The Vision of Saint John is both one of El Greco’s last paintings and one of his most mysterious. The left side of the work is dominated by the figure of St. John, hands raised to Heaven. A large piece of satinlike cloth in yellow and green is draped behind the figures beyond. The painting depicts a passage from the Bible. In Revelation (6:9–11), an apocalyptic vision describes the opening of the fifth seal and the distribution of white robes to “them that were slain for the word of God, and for the testimony which they held.” El Greco’s vision of this event includes distortions of form, shifting points of view, theatrical light, and spiritual energy. The resulting work has a dynamism that resonates even today.
El Greco worked on this painting from 1608 until his death in 1614. These were the hardest years of his life—he was bankrupt and had fallen into artistic obscurity. With no resources and his family facing poverty, it must have taken incredible faith to produce this visionary work. The painting’s broad, open brushwork is characteristic of El Greco’s late style. The work itself was neglected and vandalized; what we see now is only a portion of the original, with the upper part missing. After centuries of near obscurity, in the early twentieth century this almost forgotten artist was rediscovered. Today, El Greco is revered as a painter who allowed no division between the material and spiritual worlds and whose art was rooted in his deeply personal, mystical vision.
Joan Miró’s artistic personality and his way of representing what inspired him led André Breton, poet and leader of the Surrealist movement, to exclaim, “Miró is the most surrealist of us all!” Miró’s Surrealist vision juxtaposes fanciful invented forms. Schematized creatures and realms previously visible only to the mind’s eye are part of the artist’s private system of imagery, in which images carry symbolic meanings that vary according to their context. Miró encouraged the viewer to determine the significance of each painting’s imagery. He stated, “I have managed to escape into the absolute of nature.” During the summers of 1926 and 1927, which he spent in Montroig, Spain, Miró painted a series of landscapes. In Landscape (The Hare), he focused on one of his favorite subjects, the countryside around his family’s home in Catalonia. Miró said that he was inspired to paint this canvas when he saw a hare dart across a field on a summer evening. This event has been transformed in Landscape (The Hare) to emphasize the unfolding of a heavenly event. Against a primeval terrain of acid oranges and red, a hare with bulging eyes stares transfixed by a spiraling “comet.”

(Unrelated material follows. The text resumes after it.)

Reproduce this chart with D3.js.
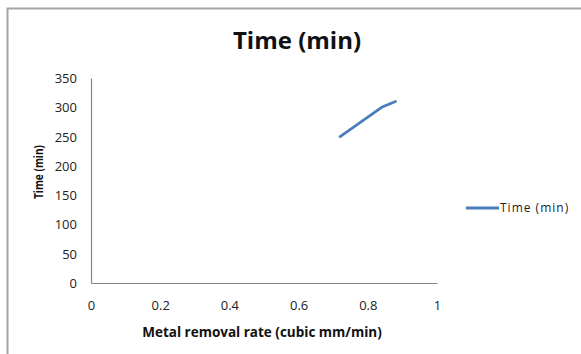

Miró’s Montroig landscape compositions include the line of the horizon that separates sky from earth—or the real world from the world of ethereal things represented by the sky. Line and color articulate a complex symbolic imagery. The generalized ground, rich in texture due to the uneven thinning of paint and the use of shadowy black, provides a warm and earthy support for the expressive black lines, the areas of red and yellow, and the staccato rhythms of dots. The colors that fill these canvases have a strength not seen before in Miró’s work.
Although Miró’s paintings may appear highly schematic, they are not without references to real things, as the artist made clear. “For me a form is never something abstract,” he said in 1948. “It is always a sign of something. It is always a man, a bird, or something else.”

El Greco
El Greco (Doménikos Theotokópoulos, 1541–1614). The Vision of Saint John, ca. 1608–14. Oil on canvas, 222.3 x 193 cm. The Metropolitan Museum of Art, New York, Rogers Fund, 1956

El Greco
Joan Miró (1893–1983). Landscape (The Hare), autumn 1927. Oil on canvas, 129.6 x 194.6 cm. Solomon R. Guggenheim Museum, New York 57.1459
- El Greco’s The Vision of Saint John tells a complicated story. Describe the story you see depicted here. Where might we be? What might be happening? How would you describe the mood of this work?
- Miró’s painting was inspired by the countryside around his home and a hare he witnessed darting across a field. What are the elements in this painting that seem as though they were observed from life? What aspects of this painting seem imagined?
- Miró stated, “I have managed to escape into the absolute of nature.” As you look at his Landscape (The Hare), elaborate on what you think Miró might have meant by this statement.
- Miró and other early twentieth-century artists, including Ignacio Zuloaga, Pablo Picasso, and Salvador Dalí, were deeply influenced by El Greco’s work. As you compare the two paintings, can you see any ways in which El Greco might have been an inspiration to Miró? Create a list of characteristics that these two paintings share.
- Art historians have documented that three centuries after El Greco painted The Vision of Saint John, Pablo Picasso studied this painting in the Parisian home of his friend and fellow artist Ignacio Zuloaga. The painting left an indelible impression on him and it is believed that its impact can be seen in his groundbreaking work Les Demoiselles d’Avignon (1907), which announced a bold new direction in modern painting as well as paying homage to his compatriot El Greco. View an image of Picasso’s Les Demoiselles d’Avignon. What similarities can you see between these two works? What are the differences? What about El Greco’s work might have inspired Picasso?
Visual Arts - El Greco’s paintings have a highly distinctive style. Once you come to recognize his approach, you will be able to recognize other works by him. Art critic Jerry Saltz describes his response to El Greco: “El Greco always seems in a hurry; he loves miracles, revelations and annunciations—things that happen in a flash. People appear dazzled; saints are stunned or swept off their feet; everything’s always swirling upward. El Greco’s not interested in structure or getting space right; he’s interested in irradiated color, icy light, rhythm, windblown skies, religious fervor, elongation, agitation and all the things oil paint can do.” As you look carefully at El Greco’s The Vision of Saint John, can you find elements in the painting that fit Saltz’s description? Do you agree or disagree with Saltz’s account? Research other works by El Greco and write your own description of his style.
Visual Arts - Both of these paintings depict events that occur in an unreal time and space. What clues in each work suggest that they are not purely from the observable world? Create your own drawing or painting of an event that seems to take place in a realm outside the everyday.